In the construction business, I did not end up with a plush house and fancy car while my friends and co-workers were stiffed. I did pay the mortgage, put food on the table and took my wife out occasionally for an elegant dinner while delaying checks to my subs and eventually giving said house (my share) to the IRS. The mistakes are easily identifiable that no matter how modest and loving my intentions, business was done in the wrong order and the deck of cards ultimately collapsed.
Lessons are learned and we pick ourselves up to continue on. Now I drive an old but paid-off car and humbly come home to a basement apartment. I take a friend to dinner only when I know my other bills have been paid. The chicken or the egg, I suffer a tube in my belly perhaps as pennance to my Root Chakra for all the pain I have caused my family, friends and sub-contractors.
I honor my passions of writing and music, fulfilling my heart and making a little spending dough. To earn more, I relentlessly drive the miles to sell insurance. Still I am reliant on my father for a check each month to bring all the ends together to fit the means.
Some, concerned about my welfare and wanting the best for me, wonder if the financial dependence on my father is as much a problem of enabling childlike behavior as it is helpful to keep me (and my own son) off the streets. My father himself, so frustrated and disappointed, keeps track of every penny against my eventual inheritance, worried there will be no share left for me when he is finally gone.

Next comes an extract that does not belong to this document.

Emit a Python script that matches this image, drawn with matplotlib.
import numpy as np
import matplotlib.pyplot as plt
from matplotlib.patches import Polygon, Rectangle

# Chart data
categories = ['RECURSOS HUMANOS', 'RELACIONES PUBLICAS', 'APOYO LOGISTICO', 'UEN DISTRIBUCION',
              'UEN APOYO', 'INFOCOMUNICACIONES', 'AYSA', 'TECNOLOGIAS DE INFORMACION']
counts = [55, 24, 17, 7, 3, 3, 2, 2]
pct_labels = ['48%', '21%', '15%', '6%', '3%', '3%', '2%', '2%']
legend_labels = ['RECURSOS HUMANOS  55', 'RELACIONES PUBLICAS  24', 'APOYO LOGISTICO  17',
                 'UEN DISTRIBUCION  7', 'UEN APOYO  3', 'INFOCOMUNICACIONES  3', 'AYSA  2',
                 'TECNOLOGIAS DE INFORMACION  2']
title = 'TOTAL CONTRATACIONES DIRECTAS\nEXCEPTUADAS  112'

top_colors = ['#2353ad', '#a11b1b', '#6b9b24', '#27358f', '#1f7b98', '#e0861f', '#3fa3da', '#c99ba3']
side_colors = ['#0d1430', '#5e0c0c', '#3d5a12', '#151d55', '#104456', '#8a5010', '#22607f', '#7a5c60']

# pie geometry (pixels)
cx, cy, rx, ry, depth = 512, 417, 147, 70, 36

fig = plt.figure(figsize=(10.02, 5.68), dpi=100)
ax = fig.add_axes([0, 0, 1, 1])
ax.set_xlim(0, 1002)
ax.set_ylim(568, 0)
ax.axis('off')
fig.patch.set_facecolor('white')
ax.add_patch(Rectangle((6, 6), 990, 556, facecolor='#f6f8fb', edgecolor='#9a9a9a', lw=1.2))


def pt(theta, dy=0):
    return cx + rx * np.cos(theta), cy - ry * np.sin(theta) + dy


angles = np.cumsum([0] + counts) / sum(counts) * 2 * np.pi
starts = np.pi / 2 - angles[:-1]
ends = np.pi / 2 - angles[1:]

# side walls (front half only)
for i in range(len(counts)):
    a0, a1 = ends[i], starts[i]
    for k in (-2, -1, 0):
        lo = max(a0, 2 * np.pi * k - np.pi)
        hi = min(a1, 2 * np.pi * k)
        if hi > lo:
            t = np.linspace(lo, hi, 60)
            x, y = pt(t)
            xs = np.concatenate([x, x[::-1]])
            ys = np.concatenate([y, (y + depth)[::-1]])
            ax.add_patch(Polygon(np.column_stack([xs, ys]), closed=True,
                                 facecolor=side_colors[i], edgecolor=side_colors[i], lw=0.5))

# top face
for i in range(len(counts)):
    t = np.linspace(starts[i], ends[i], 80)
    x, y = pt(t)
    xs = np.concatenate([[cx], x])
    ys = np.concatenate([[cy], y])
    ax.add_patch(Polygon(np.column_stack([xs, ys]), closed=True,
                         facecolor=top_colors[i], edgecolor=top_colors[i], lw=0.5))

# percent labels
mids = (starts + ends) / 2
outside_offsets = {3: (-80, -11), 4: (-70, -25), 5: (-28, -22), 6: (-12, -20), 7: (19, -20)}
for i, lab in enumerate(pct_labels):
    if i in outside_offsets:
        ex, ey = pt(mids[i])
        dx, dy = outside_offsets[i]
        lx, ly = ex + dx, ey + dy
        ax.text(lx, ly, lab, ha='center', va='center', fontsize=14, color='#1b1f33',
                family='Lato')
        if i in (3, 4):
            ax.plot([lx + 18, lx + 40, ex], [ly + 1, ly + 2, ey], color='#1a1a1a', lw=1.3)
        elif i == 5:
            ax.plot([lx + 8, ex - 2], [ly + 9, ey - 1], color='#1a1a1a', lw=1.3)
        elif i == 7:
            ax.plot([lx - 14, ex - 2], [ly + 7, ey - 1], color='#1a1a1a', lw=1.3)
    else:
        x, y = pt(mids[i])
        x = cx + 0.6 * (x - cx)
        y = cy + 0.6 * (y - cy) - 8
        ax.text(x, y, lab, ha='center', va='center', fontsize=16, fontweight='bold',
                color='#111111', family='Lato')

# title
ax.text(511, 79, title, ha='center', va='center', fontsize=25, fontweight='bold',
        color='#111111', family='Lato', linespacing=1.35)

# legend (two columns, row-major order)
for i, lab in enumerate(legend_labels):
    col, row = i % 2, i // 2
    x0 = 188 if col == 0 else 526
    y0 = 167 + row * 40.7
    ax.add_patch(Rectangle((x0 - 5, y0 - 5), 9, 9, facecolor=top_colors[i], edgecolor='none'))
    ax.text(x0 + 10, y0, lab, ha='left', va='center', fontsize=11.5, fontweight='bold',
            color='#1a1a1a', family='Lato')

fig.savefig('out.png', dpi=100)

The fear is that with the support of my father firmly under me, I do not have to look so hard for more reliable work. I do not feel the desperate urge to find warmth from the cold. On any given day, it can be easy to stay at home, clicking away time on the internet or writing another essay when just a simple phone call can deliver enough to pay the bills for a week. I have the freedom to make the choice to go skiing deep powder with my son.
In actuality, the truth is not so easy to discern and I flounder in the dilemma that time is running out. I feel like there is still so much ground to cover just to catch up. Having squandered all of my resources and good-will to successfully work in construction any more and looking at more serious recovery time from my injury, without my father’s help to make a great leap of change, I would be homeless. I am so fortunate that he is there, able and willing.
At the Mountain, I see what might be a distorted but very strong representation of an enviable standard of living. Men fifteen years younger than I (mostly brokers) support wives with huge diamonds and three children. They are personable, comfortable, and quite happy with slope-side condominiums for second homes and mid-winter breaks in the Bahamas.
Every day on my insurance rounds, I see a much different reality of single parents or couples with children just getting by on a slim and tenuous wage. To their credit, many seem no less happy in spite of their struggle. Their children are as bright-eyed and eager to share as my Monkeys.
In between is most of the population working hard, making sound decisions, counting blessings, paying the mortgage on time and tending the garden once spring breaks loose. Life provides the rewards of a promotion, graduation, a grandchild, occasional adventures and exceptional celebrations along the way. Overall, every Monday is the start of another week towards retirement and happiness is found in each soccer game on a crisp Saturday morning or a movie curled up together on the couch.
I just want to belong to something as real as that, to awake in the morning grateful and proud of myself, and be able, when the powder is so unusually deep, to go with my son on that occasional adventure. Today, however, I will work.